◆ Written exercise: Skip all pictures. Write out the data below from its first line through the line that contains "ys = fit_a * xs ** fit_b".

◆ Material provided:
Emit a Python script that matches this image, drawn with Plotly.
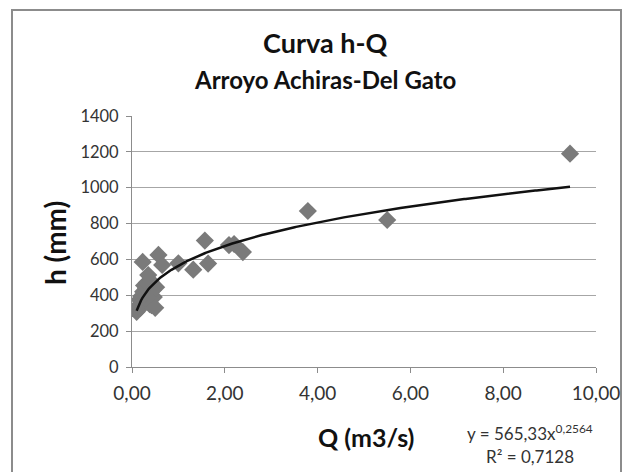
import numpy as np
import plotly.graph_objects as go

# Data
q_values = [0.10, 0.13, 0.16, 0.18, 0.20, 0.22, 0.24, 0.26, 0.28, 0.30, 0.32, 0.35, 0.36, 0.38, 0.40, 0.42, 0.45, 0.47, 0.50, 0.52,
            0.23, 0.57, 0.65, 1.00, 1.32, 1.64, 1.57, 2.09, 2.20, 2.39, 3.79, 5.50, 9.44]
h_values = [308, 340, 375, 330, 395, 360, 420, 455, 400, 440, 470, 513, 380, 350, 480, 345, 430, 390, 330, 445,
            586, 625, 569, 578, 543, 577, 705, 680, 686, 641, 870, 820, 1190]

# Trendline coefficients shown on the chart: y = a * x^b
fit_a = 565.33
fit_b = 0.2564
eq_text = "y = 565,33x<sup>0,2564</sup>"
r2_text = "R² = 0,7128"

x_ticks = [0, 2, 4, 6, 8, 10]
x_ticktext = ["0,00", "2,00", "4,00", "6,00", "8,00", "10,00"]
y_ticks = [0, 200, 400, 600, 800, 1000, 1200, 1400]

title_text = "Curva h-Q"
subtitle_text = "Arroyo Achiras-Del Gato"
x_title = "Q (m3/s)"
y_title = "h (mm)"

FONT = "Lato, 'Open Sans', sans-serif"

xs = np.linspace(min(q_values), max(q_values), 300)
ys = fit_a * xs ** fit_b

fig = go.Figure()
fig.add_trace(go.Scatter(x=q_values, y=h_values, mode="markers",
                         marker=dict(symbol="diamond", size=14, color="#7a7a7a"),
                         showlegend=False, hoverinfo="skip"))
fig.add_trace(go.Scatter(x=xs, y=ys, mode="lines",
                         line=dict(color="#111111", width=2.5),
                         showlegend=False, hoverinfo="skip"))

L, R, T, B = 132, 596, 116, 367
W, H = 631, 472

fig.update_layout(
    width=W, height=H,
    margin=dict(l=L, r=W - R, t=T, b=H - B),
    paper_bgcolor="white", plot_bgcolor="white",
    font=dict(family=FONT, color="#333333"),
)
fig.update_xaxes(range=[0, 10], tickvals=x_ticks, ticktext=x_ticktext,
                 showgrid=False, zeroline=False,
                 showline=True, linecolor="#8c8c8c", linewidth=1,
                 ticks="outside", ticklen=5, tickcolor="#8c8c8c",
                 ticklabelstandoff=4,
                 tickfont=dict(size=19, color="#333333", family=FONT))
fig.update_yaxes(range=[0, 1400], tickvals=y_ticks,
                 showgrid=True, gridcolor="#a6a6a6", gridwidth=1, zeroline=False,
                 showline=True, linecolor="#8c8c8c", linewidth=1,
                 ticks="outside", ticklen=5, tickcolor="#8c8c8c",
                 ticklabelstandoff=4,
                 tickfont=dict(size=16.5, color="#333333", family=FONT))


def px_x(p):
    return (p - L) / (R - L)


def px_y(p):
    return (B - p) / (B - T)


def note(text, x, y, size, color="#111111", angle=0):
    fig.add_annotation(text=text, xref="paper", yref="paper", x=px_x(x), y=px_y(y),
                       showarrow=False, textangle=angle,
                       font=dict(size=size, color=color, family=FONT),
                       xanchor="center", yanchor="middle")


note(f"<b>{title_text}</b>", 325, 42, 27)
note(f"<b>{subtitle_text}</b>", 325, 80, 24)
note(f"<b>{x_title}</b>", 366, 437, 25)
note(f"<b>{y_title}</b>", 55, 243, 28, angle=-90)
note(eq_text, 530, 432, 17, color="#333333")
note(r2_text, 530, 456, 17, color="#333333")

# Outer chart border
fig.add_shape(type="rect", xref="paper", yref="paper",
              x0=px_x(12), x1=px_x(621), y0=px_y(480), y1=px_y(10),
              line=dict(color="#8c8c8c", width=2), fillcolor="rgba(0,0,0,0)", layer="below")

fig.write_html("out.html")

◆ Answer to this problem:
Emit a Python script that matches this image, drawn with Plotly.
import numpy as np
import plotly.graph_objects as go

# Data
q_values = [0.10, 0.13, 0.16, 0.18, 0.20, 0.22, 0.24, 0.26, 0.28, 0.30, 0.32, 0.35, 0.36, 0.38, 0.40, 0.42, 0.45, 0.47, 0.50, 0.52,
            0.23, 0.57, 0.65, 1.00, 1.32, 1.64, 1.57, 2.09, 2.20, 2.39, 3.79, 5.50, 9.44]
h_values = [308, 340, 375, 330, 395, 360, 420, 455, 400, 440, 470, 513, 380, 350, 480, 345, 430, 390, 330, 445,
            586, 625, 569, 578, 543, 577, 705, 680, 686, 641, 870, 820, 1190]

# Trendline coefficients shown on the chart: y = a * x^b
fit_a = 565.33
fit_b = 0.2564
eq_text = "y = 565,33x<sup>0,2564</sup>"
r2_text = "R² = 0,7128"

x_ticks = [0, 2, 4, 6, 8, 10]
x_ticktext = ["0,00", "2,00", "4,00", "6,00", "8,00", "10,00"]
y_ticks = [0, 200, 400, 600, 800, 1000, 1200, 1400]

title_text = "Curva h-Q"
subtitle_text = "Arroyo Achiras-Del Gato"
x_title = "Q (m3/s)"
y_title = "h (mm)"

FONT = "Lato, 'Open Sans', sans-serif"

xs = np.linspace(min(q_values), max(q_values), 300)
ys = fit_a * xs ** fit_b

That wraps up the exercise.